Yok o zaman sadece yola çıkmak vardı aklımda.. Herhangi bir beklenti yoktu. Şöyle olsun, böyle olsun diye bir şey yoktu. Bir yola çıkayım, nehir kendi yolunda aksın gitsin, bakalım nereye gidecek diyordum. Nereye gideceğini gerçekten bilmiyordum yani.

Onun sonucunda şimdi buradasın, o nehir beni buralara kadar getirdi diyorsun yani.

Bir nevi.. Nehir akmaya devam ediyor ama.

Gözüküyor ki, burada olmandan, yolculuğun hala bitmemiş gibi. Öylemi gerçekten ? Şu an Japonya da sın, bu yolculuk bitmiş gibi mi, devam ederse de nereye kadar devam edecek ? Bir sonraki destinasyon neresi olur, var mı kafanda planlar.

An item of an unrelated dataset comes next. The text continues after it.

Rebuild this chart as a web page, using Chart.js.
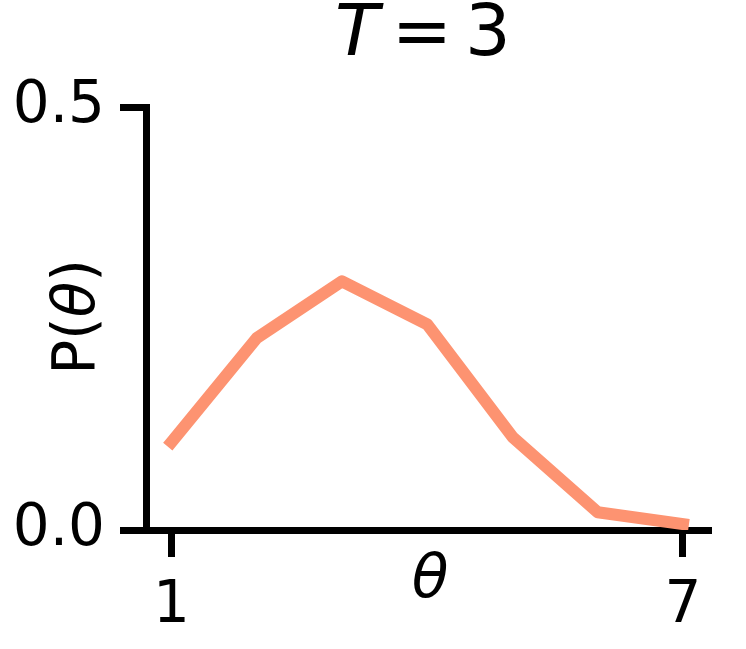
<!DOCTYPE html>
<html>
<head>
<meta charset="utf-8">
<script src="https://cdn.jsdelivr.net/npm/chart.js@4/dist/chart.umd.min.js"></script>
<style>
  html, body { margin: 0; padding: 0; background: #fff; }
  #wrap { width: 746px; height: 649px; }
</style>
</head>
<body>
<div id="wrap"><canvas id="chart"></canvas></div>
<script>
// valeurs
const thetaValues = [1, 2, 3, 4, 5, 6, 7];
const probs       = [0.104, 0.227, 0.294, 0.243, 0.110, 0.021, 0.007];
const xTicks      = [1, 7];
const yTicks      = [0, 0.5];
const titleParts  = ['T', '=', '3'];

const FONT = '"DejaVu Sans", sans-serif';
const LINE_COLOR = '#fd9371';

// titre + labels d'axes (mélange italique / droit comme mathtext)
const labelsPlugin = {
  id: 'labels',
  afterDraw(chart) {
    const ctx = chart.ctx;
    ctx.save();
    ctx.fillStyle = '#000';
    ctx.textBaseline = 'alphabetic';
    ctx.textAlign = 'center';

    // titre "T = 3"
    ctx.font = 'italic 72px ' + FONT;
    ctx.fillText(titleParts[0], 357, 55);
    ctx.font = '72px ' + FONT;
    ctx.fillText(titleParts[1], 422, 55);
    ctx.fillText(titleParts[2], 488, 55);

    // label x : θ
    ctx.font = 'italic 60px ' + FONT;
    ctx.fillText('θ', 430, 597);

    // label y : P(θ)
    ctx.translate(94, 317);
    ctx.rotate(-Math.PI / 2);
    ctx.textAlign = 'left';
    const parts = [['P(', false], ['θ', true], [')', false]];
    let total = 0;
    parts.forEach(p => {
      ctx.font = (p[1] ? 'italic ' : '') + '58px ' + FONT;
      total += ctx.measureText(p[0]).width;
    });
    let x = -total / 2;
    parts.forEach(p => {
      ctx.font = (p[1] ? 'italic ' : '') + '58px ' + FONT;
      ctx.fillText(p[0], x, 0);
      x += ctx.measureText(p[0]).width;
    });
    ctx.restore();
  }
};

new Chart(document.getElementById('chart'), {
  type: 'line',
  data: {
    datasets: [{
      data: thetaValues.map((t, i) => ({ x: t, y: probs[i] })),
      borderColor: LINE_COLOR,
      borderWidth: 12,
      borderCapStyle: 'square',
      borderJoinStyle: 'round',
      pointRadius: 0,
      tension: 0,
      fill: false,
    }],
  },
  options: {
    responsive: true,
    maintainAspectRatio: false,
    animation: false,
    layout: { padding: { top: 107, right: 37.5, left: 0, bottom: 0 } },
    plugins: { legend: { display: false }, tooltip: { enabled: false }, title: { display: false } },
    scales: {
      x: {
        type: 'linear',
        min: 0.7,
        max: 7.3,
        afterBuildTicks: s => { s.ticks = xTicks.map(v => ({ value: v })); },
        afterFit: s => { s.height = 119; },
        border: { display: true, color: '#000', width: 7 },
        grid: { drawOnChartArea: false, drawTicks: true, tickLength: 27, lineWidth: 7, color: '#000' },
        ticks: {
          autoSkip: false, maxRotation: 0, padding: 15, color: '#000',
          font: { family: FONT, size: 58 },
          callback: v => String(v),
        },
      },
      y: {
        min: 0,
        max: 0.5,
        afterBuildTicks: s => { s.ticks = yTicks.map(v => ({ value: v })); },
        afterFit: s => { s.width = 146; },
        border: { display: true, color: '#000', width: 7 },
        grid: { drawOnChartArea: false, drawTicks: true, tickLength: 26, lineWidth: 7, color: '#000' },
        ticks: {
          autoSkip: false, padding: 15, color: '#000',
          font: { family: FONT, size: 58 },
          callback: v => v.toFixed(1),
        },
      },
    },
  },
  plugins: [labelsPlugin],
});
</script>
</body>
</html>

Aslında fiziksel ve kafa yolculuğu olarak tanımlayabilirim bu yolculukları iki kısımda. Fiziksel anlamda artık uzun yolculuklar planlamıyorum, arkadaşlarımla, ailemle, herkesle yapılan tatil amaçlı yolculuklar tabi ki olacak. Ama diğer yolculuk diyorsan, değişim ivmem arttı diyebilirim.

İvmem arttı derken, daha sık yolculuklar mı gelecek, bunumu kast ediyorsun?

İvmem arttı derken, yurtdışında yaşamaya başladım. Düşüncelerimin değişimi, evrimi arttı. Yeni şeyler öğrenmenin yolu açıldı, çok daha fazla şey öğrenmeye başladım. Daha hızlı adapte olmaya başladım. Yani değiştiğimi hissetmeye başladım.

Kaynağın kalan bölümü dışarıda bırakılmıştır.